Ppf here means percent-point function (inverse of the cumulative density function or CDF) for a standard normal distribution.


In [None]:
def plot_gp(mu, cov, x, x_train=None, y_train=None, label="Pred"):
    """
        mu: mean prediction, shape (N, 1)
        cov: prediction covariance, shape (N, N)
        x: inputs to predict for, shape (N, 1)
        x_train: observation inputs, shape (N_obs, 1)
        y_train: obersvation labels, shape (N_obs,)
    """
    x, mu = x.ravel(), mu.ravel()  # flatten both to shape (N, )
    uncertainty = 1.96 * np.sqrt(np.diag(cov))

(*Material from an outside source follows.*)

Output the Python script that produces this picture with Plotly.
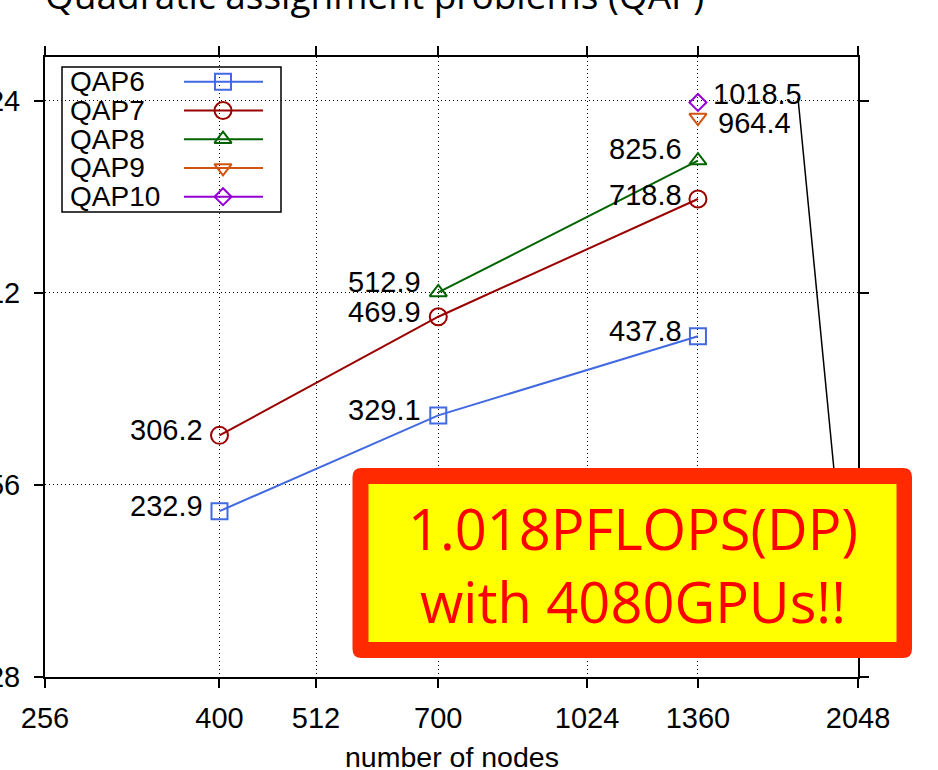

    plt.fill_between(x, mu + uncertainty, mu - uncertainty, alpha=0.1)
    plt.plot(x, mu, label=label)

    if x_train is not None:
        n_samples = x_train.shape[0]
        plt.plot(x_train, y_train, "rx", label=f"{n_samples} train samples")
    plt.legend()


In [None]:
# run the gp example from sklearn
e_x = np.linspace(start=0, stop=10, num=1_000).reshape(-1, 1)
e_y = np.squeeze(e_x * np.sin(e_x))
rng = np.random.RandomState(1)
training_indices = rng.choice(np.arange(e_y.size), size=6, replace=False)
e_x_train, e_y_train = e_x[training_indices], e_y[training_indices]
kernel = 1 * RBF(length_scale=1.0, length_scale_bounds=(1e-2, 1e2))
gaussian_process = GaussianProcessRegressor(kernel=kernel, n_restarts_optimizer=9)
gaussian_process = GaussianProcessRegressor(kernel=kernel, optimizer=None)
gaussian_process.fit(e_x_train, e_y_train)
print(f"{gaussian_process.kernel_=}")

# run our plot code
mu, cov = gaussian_process.predict(e_x, return_cov=True)
plot_gp(mu, cov, e_x, e_x_train, e_y_train)
plt.show()

# compare with sklearn's plot code
mean_prediction, std_prediction = gaussian_process.predict(e_x, return_std=True)
plt.plot(e_x, e_y, label=r"$f(x) = x \sin(x)$", linestyle="dotted")
plt.scatter(e_x_train, e_y_train, label="Observations")
plt.plot(e_x, mean_prediction, label="Mean prediction")
plt.fill_between(
    e_x.ravel(),
    mean_prediction - 1.96 * std_prediction,
    mean_prediction + 1.96 * std_prediction,
    alpha=0.5,
    label=r"95% confidence interval",
)
plt.legend()
plt.xlabel("$x$")
plt.ylabel("$f(x)$")
plt.title("Gaussian process regression on noise-free dataset")
plt.show()


## $\star$ Part 1: Gaussian process

Load the points from regression.npz. 

Estimate the mean prediction and the variance using a Gaussian process and plot both in the style of last week’s assignment. 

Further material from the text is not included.